ANTIBES
La Fondation Hartung-Bergman devait signer, le 25 avril, une convention avec la Ville d’Antibes, où les deux artistes s’étaient installés en 1972, pour la création d’un "Espace Hartung-Bergman" dans une extension du Musée Picasso. Cet espace devrait ouvrir ses portes d’ici 1998 et pourrait être situé dans un ancien chantier naval, à proximité du port de plaisance.
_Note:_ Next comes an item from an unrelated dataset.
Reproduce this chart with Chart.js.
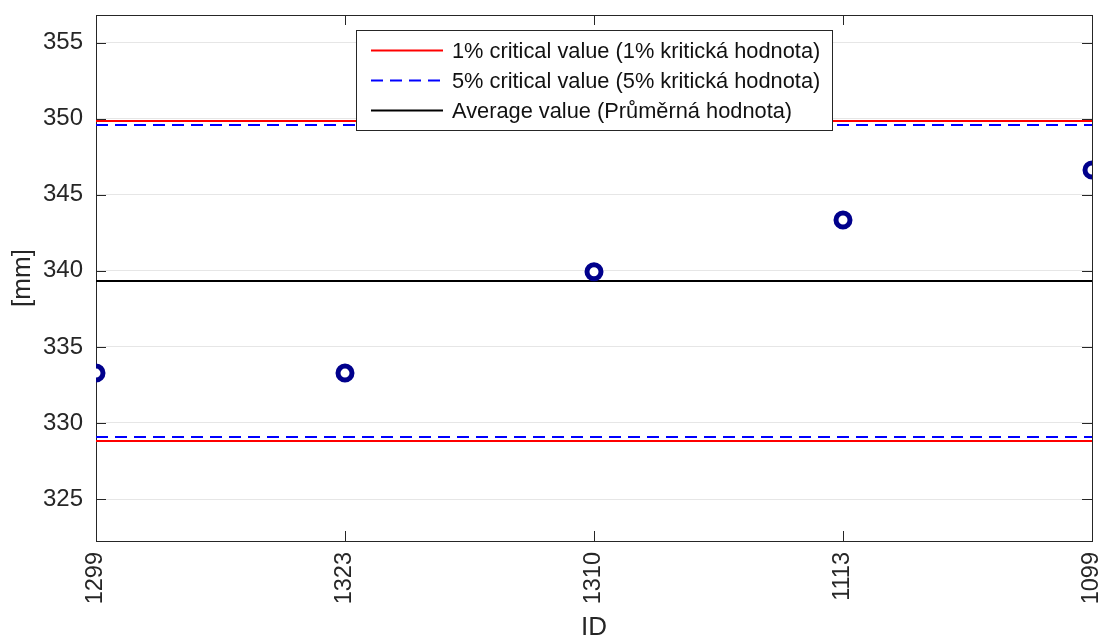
<!DOCTYPE html>
<html>
<head>
<meta charset="utf-8">
<script src="https://cdn.jsdelivr.net/npm/chart.js@4/dist/chart.umd.min.js"></script>
<style>
  html, body { margin: 0; padding: 0; background: #ffffff; }
  #wrap { width: 1106px; height: 638px; position: relative; }
</style>
</head>
<body>
<div id="wrap"><canvas id="c"></canvas></div>
<script>
// Measured specimens (ID) and their values in mm
const ids = ['1299', '1323', '1310', '1113', '1099'];
const measured = [333.28, 333.28, 339.94, 343.34, 346.63];

// Reference levels
const averageValue = 339.33;
const crit1 = [328.81, 349.85];   // 1% critical value: lower, upper
const crit5 = [329.08, 349.59];   // 5% critical value: lower, upper

// Axis ticks and range
const yTicks = [325, 330, 335, 340, 345, 350, 355];
const yRange = [322.24, 356.82];

const TEXT = '#262626';
const FONT = '"Liberation Sans", Arial, Helvetica, sans-serif';

const xIdx = ids.map((_, i) => i);
const xMax = ids.length - 1;
const hline = v => [{x: 0, y: v}, {x: xMax, y: v}];

const lineDefaults = {type: 'line', showLine: true, pointRadius: 0, pointHoverRadius: 0, borderWidth: 2, fill: false, order: 2};

const datasets = [
  Object.assign({}, lineDefaults, {label: '1% critical value (1% kritická hodnota)', data: hline(crit1[1]), borderColor: '#ff0000', inLegend: true}),
  Object.assign({}, lineDefaults, {label: '1% critical value (1% kritická hodnota)', data: hline(crit1[0]), borderColor: '#ff0000'}),
  Object.assign({}, lineDefaults, {label: '5% critical value (5% kritická hodnota)', data: hline(crit5[1]), borderColor: '#0000ff', borderDash: [12, 7], inLegend: true, order: 1}),
  Object.assign({}, lineDefaults, {label: '5% critical value (5% kritická hodnota)', data: hline(crit5[0]), borderColor: '#0000ff', borderDash: [12, 7], order: 1}),
  Object.assign({}, lineDefaults, {label: 'Average value (Průměrná hodnota)', data: hline(averageValue), borderColor: '#000000', inLegend: true}),
  {
    type: 'scatter', label: 'ID', order: 0,
    data: xIdx.map(i => ({x: i, y: measured[i]})),
    pointRadius: 7, pointHoverRadius: 7, pointBorderWidth: 5,
    pointBorderColor: '#00008c', pointBackgroundColor: '#ffffff', showLine: false
  }
];

// Box frame with inward tick marks on all four sides
const framePlugin = {
  id: 'frame',
  beforeDatasetsDraw(chart) {
    const {ctx, chartArea: a, scales} = chart;
    ctx.save();
    ctx.strokeStyle = TEXT;
    ctx.lineWidth = 1;
    const tl = 10;
    ctx.beginPath();
    scales.y.ticks.forEach(t => {
      const y = Math.round(scales.y.getPixelForValue(t.value)) + 0.5;
      ctx.moveTo(a.left, y); ctx.lineTo(a.left + tl, y);
      ctx.moveTo(a.right, y); ctx.lineTo(a.right - tl, y);
    });
    scales.x.ticks.forEach(t => {
      const x = Math.round(scales.x.getPixelForValue(t.value)) + 0.5;
      ctx.moveTo(x, a.top); ctx.lineTo(x, a.top + tl);
      ctx.moveTo(x, a.bottom); ctx.lineTo(x, a.bottom - tl);
    });
    ctx.stroke();
    ctx.strokeRect(Math.round(a.left) + 0.5, Math.round(a.top) + 0.5,
                   Math.round(a.right - a.left), Math.round(a.bottom - a.top));
    ctx.restore();
  }
};

// Legend box drawn inside the plot area
const boxLegend = {
  id: 'boxLegend',
  afterDatasetsDraw(chart) {
    const {ctx} = chart;
    const items = chart.data.datasets.filter(d => d.inLegend);
    const box = {x: 356, y: 30, w: 476, h: 100};
    const rowH = 30, firstRow = 50.5;
    ctx.save();
    ctx.fillStyle = '#ffffff';
    ctx.fillRect(box.x, box.y, box.w, box.h);
    ctx.strokeStyle = TEXT;
    ctx.lineWidth = 1;
    ctx.strokeRect(box.x + 0.5, box.y + 0.5, box.w, box.h);
    ctx.font = '21.8px ' + FONT;
    ctx.textBaseline = 'middle';
    ctx.textAlign = 'left';
    items.forEach((d, i) => {
      const y = firstRow + i * rowH;
      ctx.beginPath();
      ctx.strokeStyle = d.borderColor;
      ctx.lineWidth = d.borderWidth;
      ctx.setLineDash(d.borderDash || []);
      ctx.moveTo(371, y); ctx.lineTo(443, y);
      ctx.stroke();
      ctx.setLineDash([]);
      ctx.fillStyle = '#111111';
      ctx.fillText(d.label, 452, y + 1);
    });
    ctx.restore();
  }
};

const noEdgePadding = s => { s.paddingTop = 0; s.paddingBottom = 0; s.paddingLeft = 0; s.paddingRight = 0; };

new Chart(document.getElementById('c'), {
  type: 'scatter',
  data: {datasets},
  plugins: [framePlugin, boxLegend],
  options: {
    responsive: true,
    maintainAspectRatio: false,
    animation: false,
    events: [],
    layout: {padding: {top: 15, right: 14, left: 0, bottom: 0}},
    plugins: {legend: {display: false}, tooltip: {enabled: false}},
    scales: {
      x: {
        type: 'linear', min: 0, max: xMax,
        afterBuildTicks: s => { s.ticks = xIdx.map(v => ({value: v})); },
        afterFit: s => { s.height = 97; noEdgePadding(s); },
        grid: {display: false, drawTicks: false},
        border: {display: false},
        ticks: {
          autoSkip: false, minRotation: 90, maxRotation: 90, padding: 11,
          color: TEXT, font: {family: FONT, size: 23.5},
          callback: v => ids[v]
        },
        title: {display: true, text: 'ID', color: TEXT, font: {family: FONT, size: 26, lineHeight: 0.8}, padding: 0}
      },
      y: {
        type: 'linear', min: yRange[0], max: yRange[1],
        afterBuildTicks: s => { s.ticks = yTicks.map(v => ({value: v})); },
        afterFit: s => { s.width = 96; noEdgePadding(s); },
        grid: {display: true, color: '#e6e6e6', lineWidth: 1, drawTicks: false},
        border: {display: false},
        ticks: {padding: 13, color: TEXT, font: {family: FONT, size: 24}},
        title: {display: true, text: '[mm]', color: TEXT, font: {family: FONT, size: 26, lineHeight: 1.2}, padding: {top: 7, bottom: 0}}
      }
    }
  }
});
</script>
</body>
</html>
ANTIBES - Le projet de création d’une extension du Musée Picasso comprenant un "Espace Hartung-Bergman", – voté à l’unanimité moins deux abstentions par le conseil municipal de la Ville d’Antibes – devait être signé le 25 avril par la municipalité et la Fondation Hartung-Bergman.
"Il ne s’agit pour l’instant que d’un projet-programme, qui admet comme principe une donation et une dation en faveur du Musée Picasso, à charge pour la Ville de rechercher et d’aménager un espace pour exposer les œuvres d’Hartung et de Bergman, précise Jean Léonetti, conseiller délégué aux musées et président de la direction des Affaires culturelles de la Ville d’Antibes. Cette création devra avoir lieu dans un délai de deux ans, avec un sursis de dix-huit mois."
La Ville souhaite profiter de l’occasion pour créer une promenade le long des remparts et envisage en conséquence d’aménager l’Espace Hartung-Bergman dans un chantier naval situé près du port de plaisance, à l’extrémité des remparts. Ainsi, un parcours de 2 km mènerait du bastion Saint-André, qui abrite le Musée archéologique, à l’Espace Hartung-Bergman, en passant par le Musée Picasso, installé dans le château Grimaldi.
L’ensemble du projet, évalué à 25 millions de francs par les architectes de la Ville, serait susceptible de recueillir 40 % de subventions du ministère de la Culture. À double titre : pour l’aménagement muséal bien sûr, mais aussi pour la restauration des remparts, classés monuments historiques. "Un concours d’architectes pourrait être lancé dès que les subventions auront été accordées", selon Jean Léonetti.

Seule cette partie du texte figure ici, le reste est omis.